The system defines these event types, each carrying a typed payload:

EventPublished When
workflow.startedAPI starts a new run
workflow.completedAll steps completed
workflow.failedStep failure exhausted retries
workflow.cancelledRun cancelled via API
workflow.spawnSub-workflow launched
workflow.child.completedChild workflow finished
workflow.child.failedChild workflow failed
step.completedWorker reports success
step.failedWorker reports failure
step.cancelledStep cancelled
step.continueAgent loop iteration
step.sleep.startedSleep step begins
step.sleep.completedSleep duration elapsed
step.wait.startedWait-for-event step begins
step.wait.matchedExternal event matched
step.wait.timeoutWait timed out
step.map.startedMap fan-out begins
step.map.completedAll map instances done
step.map.instance.completedOne map instance done
agent.loop.iterationAgent loop progress
compensate.startedCompensation chain begins
compensate.step.completedCompensation step done
compensate.failedCompensation failed
compensate.completedAll compensation done

Deduplication

Every event published to WORKFLOW_HISTORY includes a Nats-Msg-Id header. NATS uses a 5-second dedup window to reject duplicate publishes. This means the engine can safely retry event publishing without risk of double-processing.

The dedup ID is typically {runID}.{eventType}.{stepID} or {runID}.{eventType} for workflow-level events. This makes each event naturally idempotent.

KV Snapshots

The workflow_runs KV bucket stores snapshots of run state. These are a convenience for fast reads – not the source of truth.

The snapshot contains the current WorkflowRun struct: run status, step states, outputs, error messages, timing data. The engine updates the snapshot after processing each event.
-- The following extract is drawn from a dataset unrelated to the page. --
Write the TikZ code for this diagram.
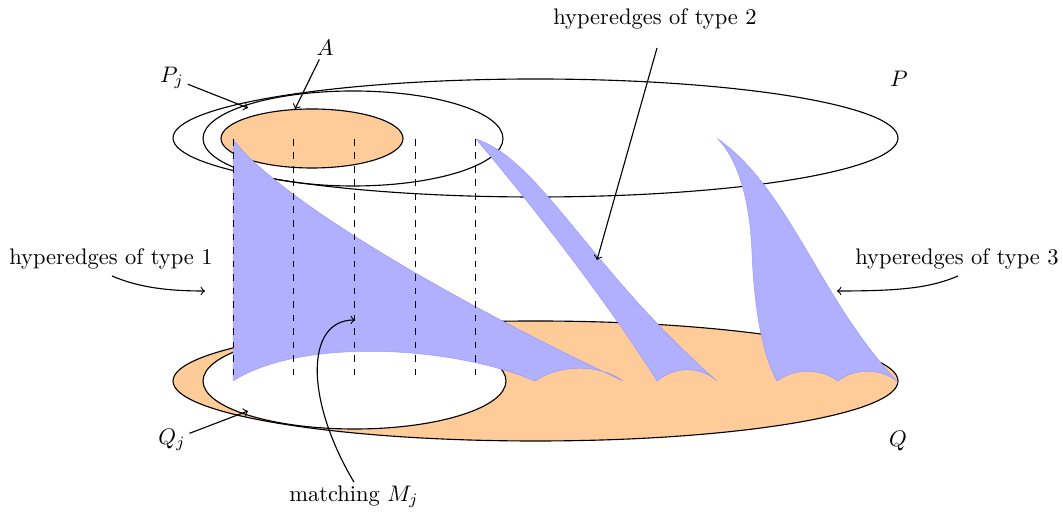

Snapshots exist for two reasons:

  1. Fast reads: the API can serve GET /runs/{id} by reading the KV entry directly, without replaying the event stream
  2. Recovery hint: on startup, the orchestrator can load the last snapshot as a starting point, then replay only events published after the snapshot’s sequence number

If a snapshot is lost or corrupt, the engine rebuilds it from the event log. The event log is always correct.

Replay Semantics

On startup, the ActorOrchestrator creates a JetStream consumer with DeliverAll policy on history.>. It processes every event from the beginning of the stream.

    flowchart LR
    A[Start] --> B[Subscribe to history.>]
    B --> C[Receive event]
    C --> D{Actor exists?}
    D -->|No| E[Spawn WorkflowActor]
    D -->|Yes| F[Route to actor]
    E --> F
    F --> G[Actor processes event]
    G --> H[Snapshot to KV]
    H --> C
  

For each event:

  1. The orchestrator ensures a WorkflowActor exists for that runID
  2. The event is routed to the actor’s mailbox
  3. The actor updates its in-memory state
  4. The actor snapshots to KV

This replay is idempotent. Processing the same event twice produces the same state because each event is a deterministic state transition. The Nats-Msg-Id dedup prevents duplicate events from entering the stream in the first place.

Stateless Orchestrator

The orchestrator holds no persistent state of its own. All state lives either in the event stream or in per-run actor memory (which is rebuilt from the stream on startup). This means:

  • Restarts are safe: kill the process, start it again, state recovers from the event log
  • No migration: there is no database schema to migrate
  • No coordination: multiple orchestrator instances reading the same stream would process the same events (though DagNats runs a single orchestrator by design)

Trade-offs

Event sourcing is not free:

  • Storage grows over time: every event is kept. Set MaxAge or MaxBytes on WORKFLOW_HISTORY when runs older than your recovery window are no longer needed.
  • Replay time on startup: proportional to total events. For very large deployments, snapshots reduce the effective replay window.
  • Event schema evolution: changing event payloads requires backward compatibility. DagNats handles this by keeping payloads as json.RawMessage and parsing defensively.

For a workflow engine, these trade-offs are strongly favorable. The audit trail, debuggability, and recovery guarantees far outweigh the storage cost.